Scan the data below. Pull out each line where "chart" occurs.
--- DATA LINES ---
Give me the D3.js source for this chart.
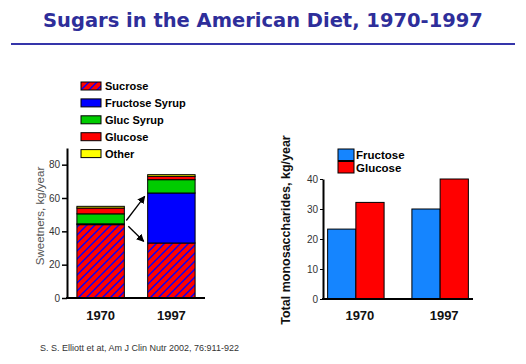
<!DOCTYPE html>
<html lang="en">
<head>
    <meta charset="UTF-8">
    <title>Sugars in the American Diet</title>
    <script src="https://cdn.jsdelivr.net/npm/d3@7"></script>
    <style>
        body { margin: 0; background: #fff; }
        text { font-family: "Liberation Sans", Arial, sans-serif; }
    </style>
</head>
<body>
<div id="container"></div>
<script>
    // data
    const years = ["1970", "1997"];
    const sweetenerKeys = ["Sucrose", "Fructose Syrup", "Gluc Syrup", "Glucose", "Other"];
    const sucrose = [44, 33];
    const fructoseSyrup = [0.5, 30];
    const glucSyrup = [6, 8];
    const glucose = [3.5, 2];
    const other = [1, 1];
    const sweetenerTicks = [0, 20, 40, 60, 80];
    // arrows from 1970 bar to 1997 bar (values in kg/year)
    const arrowFrom = [46.5, 43];
    const arrowTo = [61, 34];

    const monoKeys = ["Fructose", "Glucose"];
    const fructoseMono = [23.3, 30];
    const glucoseMono = [32.2, 40];
    const monoTicks = [0, 10, 20, 30, 40];

    const sweetColors = ["url(#hatch)", "#0000ff", "#00cc00", "#ff0000", "#ffff00"];
    const monoColors = ["#1585ff", "#ff0000"];

    const svg = d3.select("#container").append("svg")
        .attr("width", 526)
        .attr("height", 364);

    // hatch for sucrose
    const defs = svg.append("defs");
    const pat = defs.append("pattern")
        .attr("id", "hatch")
        .attr("patternUnits", "userSpaceOnUse")
        .attr("width", 8).attr("height", 8);
    pat.append("rect").attr("width", 8).attr("height", 8).attr("fill", "#ff0000");
    pat.append("path")
        .attr("d", "M0,8 L8,0 M-2,2 L2,-2 M6,10 L10,6")
        .attr("stroke", "#0000ff").attr("stroke-width", 1.4);
    defs.append("marker")
        .attr("id", "arrow")
        .attr("viewBox", "0 0 10 10")
        .attr("refX", 9).attr("refY", 5)
        .attr("markerWidth", 6).attr("markerHeight", 6)
        .attr("orient", "auto")
        .append("path").attr("d", "M0,0 L10,5 L0,10 z").attr("fill", "#000");

    // title
    const title = svg.append("text")
        .attr("x", 263).attr("y", 27)
        .attr("text-anchor", "middle")
        .style("font-family", "'DejaVu Sans', Verdana, sans-serif")
        .style("font-weight", "bold")
        .style("font-size", "20px")
        .attr("fill", "#2e2e9a")
        .text("Sugars in the American Diet, 1970-1997");
    const tw = title.node().getComputedTextLength();
    title.style("font-size", (20 * 440 / tw) + "px");

    svg.append("line")
        .attr("x1", 11).attr("x2", 515).attr("y1", 44).attr("y2", 44)
        .attr("stroke", "#3535aa").attr("stroke-width", 2);

    // ---------- left chart ----------
    const xL = d3.scaleBand().domain(years).range([67, 205])
        .paddingInner(0.33).paddingOuter(0.14);
    const yL = d3.scaleLinear().domain([0, 90]).range([298, 148]);

    const rows = years.map((y, i) => ({
        year: y,
        "Sucrose": sucrose[i],
        "Fructose Syrup": fructoseSyrup[i],
        "Gluc Syrup": glucSyrup[i],
        "Glucose": glucose[i],
        "Other": other[i]
    }));
    const stacked = d3.stack().keys(sweetenerKeys)(rows);

    const left = svg.append("g");
    left.selectAll("g.layer")
        .data(stacked)
        .enter().append("g")
        .attr("fill", (d, i) => sweetColors[i])
        .selectAll("rect")
        .data(d => d)
        .enter().append("rect")
        .attr("x", d => xL(d.data.year))
        .attr("width", xL.bandwidth())
        .attr("y", d => yL(d[1]))
        .attr("height", d => yL(d[0]) - yL(d[1]))
        .attr("stroke", "#000")
        .attr("stroke-width", 1);

    // arrows
    left.selectAll("line.arrow")
        .data(arrowFrom)
        .enter().append("line")
        .attr("x1", (d, i) => xL("1970") + xL.bandwidth() + 2 + i * 2)
        .attr("y1", d => yL(d))
        .attr("x2", (d, i) => xL("1997") - 3 - i)
        .attr("y2", (d, i) => yL(arrowTo[i]))
        .attr("stroke", "#000").attr("stroke-width", 1.3)
        .attr("marker-end", "url(#arrow)");

    const yAxisL = left.append("g")
        .attr("transform", "translate(67,0)")
        .call(d3.axisLeft(yL).tickValues(sweetenerTicks).tickSize(5).tickSizeOuter(0));
    yAxisL.select(".domain").attr("stroke-width", 2);
    yAxisL.selectAll(".tick line").attr("stroke-width", 1.5);
    yAxisL.selectAll(".tick text")
        .style("font-size", "10px").attr("fill", "#333").attr("x", -7);

    const xAxisL = left.append("g")
        .attr("transform", "translate(0,298)")
        .call(d3.axisBottom(xL).tickSize(0).tickSizeOuter(0));
    xAxisL.select(".domain").attr("stroke-width", 2).attr("d", "M66,0H205");
    xAxisL.selectAll(".tick text")
        .attr("dy", 0).attr("y", 22)
        .style("font-size", "13px").style("font-weight", "bold").attr("fill", "#111");

    left.append("text")
        .attr("transform", "translate(44,216) rotate(-90)")
        .attr("text-anchor", "middle")
        .style("font-size", "11.5px")
        .attr("fill", "#555")
        .text("Sweetners, kg/year");

    // left legend
    const legL = left.selectAll("g.leg")
        .data(sweetenerKeys)
        .enter().append("g")
        .attr("transform", (d, i) => `translate(81,${82 + i * 16.9})`);
    legL.append("rect")
        .attr("width", 20).attr("height", 8)
        .attr("fill", (d, i) => sweetColors[i])
        .attr("stroke", "#000").attr("stroke-width", 1);
    legL.append("text")
        .attr("x", 24).attr("y", 8)
        .style("font-size", "11px").style("font-weight", "bold")
        .attr("fill", "#000")
        .text(d => d);

    // ---------- right chart ----------
    const x0 = d3.scaleBand().domain(years).range([323, 473])
        .paddingInner(0.33).paddingOuter(0.055);
    const x1 = d3.scaleBand().domain(monoKeys).range([0, x0.bandwidth()]);
    const yR = d3.scaleLinear().domain([0, 40]).range([299, 179]);

    const monoRows = years.map((y, i) => ({year: y, values: [fructoseMono[i], glucoseMono[i]]}));

    const right = svg.append("g");
    right.selectAll("g.grp")
        .data(monoRows)
        .enter().append("g")
        .attr("transform", d => `translate(${x0(d.year)},0)`)
        .selectAll("rect")
        .data(d => d.values.map((v, j) => ({key: monoKeys[j], value: v, j: j})))
        .enter().append("rect")
        .attr("x", d => x1(d.key))
        .attr("width", x1.bandwidth())
        .attr("y", d => yR(d.value))
        .attr("height", d => yR(0) - yR(d.value))
        .attr("fill", d => monoColors[d.j])
        .attr("stroke", "#000").attr("stroke-width", 1);

    const yAxisR = right.append("g")
        .attr("transform", "translate(323,0)")
        .call(d3.axisLeft(yR).tickValues(monoTicks).tickSize(3).tickSizeOuter(0));
    yAxisR.select(".domain").attr("stroke-width", 2);
    yAxisR.selectAll(".tick text")
        .style("font-size", "10px").attr("fill", "#333").attr("x", -5);

    const xAxisR = right.append("g")
        .attr("transform", "translate(0,299)")
        .call(d3.axisBottom(x0).tickSize(0).tickSizeOuter(0));
    xAxisR.select(".domain").attr("stroke-width", 2).attr("d", "M322,0H473");
    xAxisR.selectAll(".tick text")
        .attr("dy", 0).attr("y", 21).attr("x", 4)
        .style("font-size", "13px").style("font-weight", "bold").attr("fill", "#111");

    right.append("text")
        .attr("transform", "translate(290,230) rotate(-90)")
        .attr("text-anchor", "middle")
        .style("font-size", "12.5px").style("font-weight", "bold")
        .attr("fill", "#111")
        .text("Total monosaccharides, kg/year");

    const legR = right.selectAll("g.legr")
        .data(monoKeys)
        .enter().append("g")
        .attr("transform", (d, i) => `translate(338,${149 + i * 12.5})`);
    legR.append("rect")
        .attr("width", 16).attr("height", 11.5)
        .attr("fill", (d, i) => monoColors[i])
        .attr("stroke", "#000").attr("stroke-width", 1);
    legR.append("text")
        .attr("x", 18).attr("y", 10)
        .style("font-size", "11.5px").style("font-weight", "bold")
        .attr("fill", "#000")
        .text(d => d);

    // citation
    svg.append("text")
        .attr("x", 40).attr("y", 351)
        .style("font-size", "9px")
        .attr("fill", "#333")
        .text("S. S. Elliott et at, Am J Clin Nutr 2002, 76:911-922");
</script>
</body>
</html>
---
* TASK RESULT:
Give me the D3.js source for this chart.
    // ---------- left chart ----------
    // ---------- right chart ----------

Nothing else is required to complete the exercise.